Being married into a political family does not faze him as he was three when his father contested and won his first election in 1989. According to him, it is an asset to be born in a political family.

“No doubt my father is a popular leader. He has never lost an election, having won Rewari assembly seat six times in a row. But he can only get me the party ticket, but he cannot work for me. It is going to be my work in the public that will get me votes. I know I have to prepare my own destiny in politics,” Chiranjeev said.

His grandfather Rao Abhay Singh was elected state lawmaker in an undivided Punjab when elections were held for the first time in post-independent India.

Asked what he would do if the party’s central leadership overlooks his claim and settles for his father as its candidate for the Gurgaon Lok Sabha seat, Chiranjeev said he would continue to work for the people no matter who becomes the next MP.

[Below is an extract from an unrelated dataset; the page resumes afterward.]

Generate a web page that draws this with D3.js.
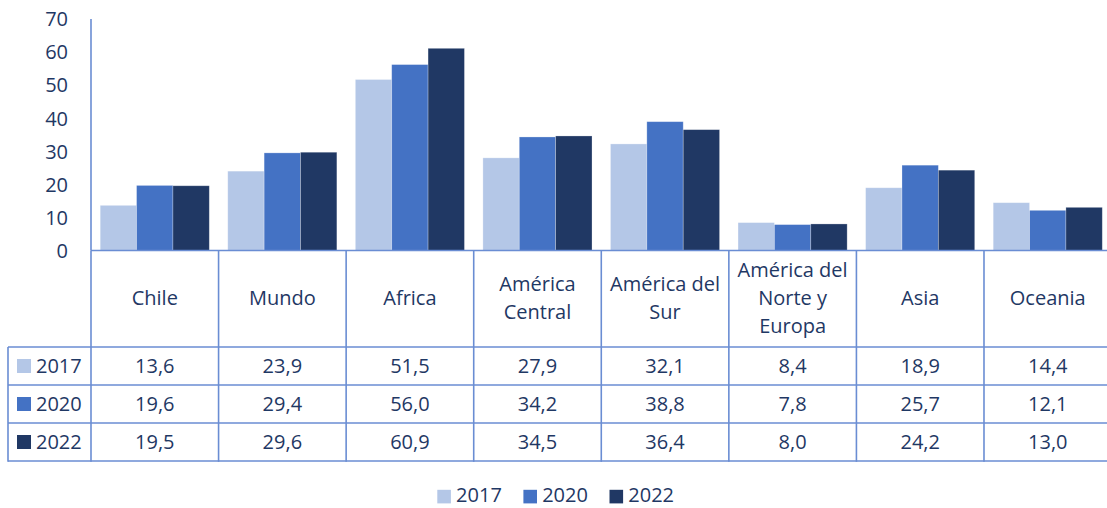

He, however, hastened to add that his father has no intentions to enter national politics at this stage while he is not very keen on being in state politics.

The prospect of taking on Rao Inderjit Singh, once considered his father’s political mentor, does not bother him and he has ruled out any challenge from AAP’s Yogendra Yadav.

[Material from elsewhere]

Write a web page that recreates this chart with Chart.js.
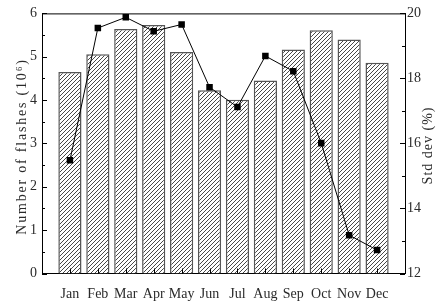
<!DOCTYPE html>
<html><head><meta charset="utf-8">
<script src="https://cdn.jsdelivr.net/npm/chart.js@4"></script>
<style>html,body{margin:0;padding:0;background:#fff}#wrap{width:443px;height:306px}</style>
</head><body><div id="wrap"><canvas id="c" width="443" height="306"></canvas></div>
<script>
const months = ['Jan','Feb','Mar','Apr','May','Jun','Jul','Aug','Sep','Oct','Nov','Dec'];
const flashes = [4.65, 5.06, 5.64, 5.73, 5.11, 4.23, 4.01, 4.45, 5.17, 5.61, 5.40, 4.86];
const stdDev = [15.48, 19.55, 19.88, 19.45, 19.66, 17.73, 17.12, 18.69, 18.22, 16.01, 13.18, 12.72];
const leftTicks = [0, 1, 2, 3, 4, 5, 6];
const rightTicks = [12, 14, 16, 18, 20];
const leftTitle = 'Number of flashes (10\u2076)';
const rightTitle = 'Std dev (%)';

const FONT = "'Liberation Serif', 'Times New Roman', serif";
const TXT = '#2a2a2a';

function hatch() {
  const s = 4;
  const c = document.createElement('canvas');
  c.width = s; c.height = s;
  const g = c.getContext('2d');
  g.fillStyle = '#fff'; g.fillRect(0, 0, s, s);
  g.strokeStyle = '#333'; g.lineWidth = 0.9;
  g.beginPath();
  g.moveTo(-1, s + 1); g.lineTo(s + 1, -1);
  g.moveTo(-1, 1); g.lineTo(1, -1);
  g.moveTo(s - 1, s + 1); g.lineTo(s + 1, s - 1);
  g.stroke();
  return g.createPattern(c, 'repeat');
}

const decor = {
  id: 'decor',
  afterDatasetsDraw(chart) {
    const ctx = chart.ctx;
    const a = chart.chartArea;
    const x = chart.scales.x, y = chart.scales.y, y1 = chart.scales.y1;
    ctx.save();
    ctx.strokeStyle = '#000';
    ctx.lineWidth = 1;
    ctx.beginPath();
    ctx.moveTo(a.left, a.top + 0.5); ctx.lineTo(a.right, a.top + 0.5);
    for (let v = 0; v <= 6; v += 0.5) {
      const p = Math.round(y.getPixelForValue(v)) + 0.5;
      const len = Number.isInteger(v) ? 5 : 3;
      ctx.moveTo(a.left, p); ctx.lineTo(a.left + len, p);
    }
    for (let v = 12; v <= 20; v += 1) {
      const p = Math.round(y1.getPixelForValue(v)) + 0.5;
      const len = v % 2 === 0 ? 5 : 3;
      ctx.moveTo(a.right, p); ctx.lineTo(a.right - len, p);
    }
    months.forEach((m, i) => {
      const p = Math.round(x.getPixelForValue(i + 1)) + 0.5;
      ctx.moveTo(p, a.bottom); ctx.lineTo(p, a.bottom - 5);
    });
    ctx.stroke();
    ctx.restore();
  },
  afterDraw(chart) {
    const ctx = chart.ctx;
    const a = chart.chartArea;
    const cy = (a.top + a.bottom) / 2;
    ctx.save();
    ctx.fillStyle = TXT;
    ctx.font = "14px " + FONT;
    ctx.textAlign = 'center';
    ctx.textBaseline = 'middle';
    ctx.letterSpacing = '1.8px';
    ctx.translate(22, cy + 3);
    ctx.rotate(-Math.PI / 2);
    ctx.fillText(leftTitle, 0, 0);
    ctx.restore();
    ctx.save();
    ctx.fillStyle = TXT;
    ctx.font = "14px " + FONT;
    ctx.textAlign = 'center';
    ctx.textBaseline = 'middle';
    ctx.letterSpacing = '1px';
    ctx.translate(428, cy + 2);
    ctx.rotate(-Math.PI / 2);
    ctx.fillText(rightTitle, 0, 0);
    ctx.restore();
  }
};

new Chart(document.getElementById('c'), {
  type: 'bar',
  data: {
    datasets: [
      {
        type: 'line',
        data: stdDev.map((v, i) => ({ x: i + 1, y: v })),
        yAxisID: 'y1',
        borderColor: '#000',
        borderWidth: 1,
        backgroundColor: '#000',
        pointStyle: 'rect',
        pointRadius: 4.6,
        pointBorderWidth: 0,
        tension: 0,
        order: 0
      },
      {
        type: 'bar',
        data: flashes.map((v, i) => ({ x: i + 1, y: v })),
        yAxisID: 'y',
        backgroundColor: hatch(),
        borderColor: '#555',
        borderWidth: 1.5,
        barPercentage: 0.83,
        categoryPercentage: 1,
        order: 1
      }
    ]
  },
  options: {
    responsive: false,
    animation: false,
    devicePixelRatio: 1,
    layout: { padding: { top: 12, left: 0, right: 0, bottom: 0 } },
    plugins: { legend: { display: false }, tooltip: { enabled: false } },
    scales: {
      x: {
        type: 'linear',
        min: 0, max: 13,
        offset: false,
        grid: { display: false, drawTicks: false },
        border: { display: true, color: '#000', width: 1 },
        ticks: {
          stepSize: 1,
          autoSkip: false,
          maxRotation: 0,
          padding: 12,
          color: TXT,
          font: { family: FONT, size: 14 },
          callback: (v) => (v >= 1 && v <= 12 ? months[v - 1] : '')
        },
        afterFit: (s) => { s.height = 32.5; }
      },
      y: {
        position: 'left',
        min: 0, max: 6,
        grid: { display: false, drawTicks: false },
        border: { display: true, color: '#000', width: 1 },
        afterBuildTicks: (s) => { s.ticks = leftTicks.map(v => ({ value: v })); },
        ticks: {
          padding: 5,
          color: TXT,
          font: { family: FONT, size: 14 }
        },
        afterFit: (s) => { s.width = 42; }
      },
      y1: {
        position: 'right',
        min: 12, max: 20,
        grid: { display: false, drawTicks: false },
        border: { display: true, color: '#000', width: 1 },
        afterBuildTicks: (s) => { s.ticks = rightTicks.map(v => ({ value: v })); },
        ticks: {
          padding: 2,
          color: TXT,
          font: { family: FONT, size: 14 }
        },
        afterFit: (s) => { s.width = 38; }
      }
    }
  },
  plugins: [decor]
});
</script>
</body></html>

“Yogendra Yadav is not getting the kind of support he would have expected and everyone knows of what [the] AAP did in Delhi. It is going to be a direct contest between the Congress party and BJP. While someone as senior as Rao Inderjit Singh leaving the party does create a temporary vacuum, he has to remember he is past his prime. Indirectly he has done a [lot of] good for the younger general leaders like me to come up by moving away,” Chiranjeev said.

His apartment in Gurgaon’s posh Residency Greens features a picture of his father and father-in-law together, a telling reminder of his roots, while another wall has picture of Congress party president Sonia Gandhi. At this time, he is joined by his wife Anushka and the topic shifts to Lalu Prasad Yadav.

“I would campaign for my husband and I am sure my father would come here to campaign as well. My father treats him like his own son,” says Anushka, who married Chiranjeev in 2012 at a wedding attended by the who’s who of Indian politics.

“I will definitely invite him to campaign for me. Gurgaon has a significant presence of people from Bihar and Uttar Pradesh and his presence would make a difference,” quips Chiranjeev.

Chiranjeev displayed maturity when asked what he would do if denied nomination by the Congress party and instead is invited by his father-in-law to contest as a nominee of his Rashtriya Janata Dal (RJD) candidate from Bihar.

“My heart lies in Haryana. My aim is not to become an MP but to work for the people of Gurgaon and Haryana, which I have been doing for so many years now,” Chiranjeev said.

Interestingly, while Lalu Prasad Yadav himself is barred from contesting elections, reports have revealed that his ex-chief minister wife Rabri Devi will contest his Saran seat while the eldest of his nine children Misa Bharti vies for the Patliputra seat which Lalu lost by a narrow margin in 2009.

“Yes my mother will contest from Saran. But my sister contesting the Patliputra seat is not finalised yet. But yes, I would definitely go to campaign and support them. But it would depend on whether my husband is going to contest or not,” Anushka said.

The couple were asked how they reacted when Lalu Prasad Yadav was sent to jail recently in the fodder scam case.

“We did feel sad but then we knew he had done no wrong and would be out soon. We are sure he will come clean in this case soon,” Chiranjeev said.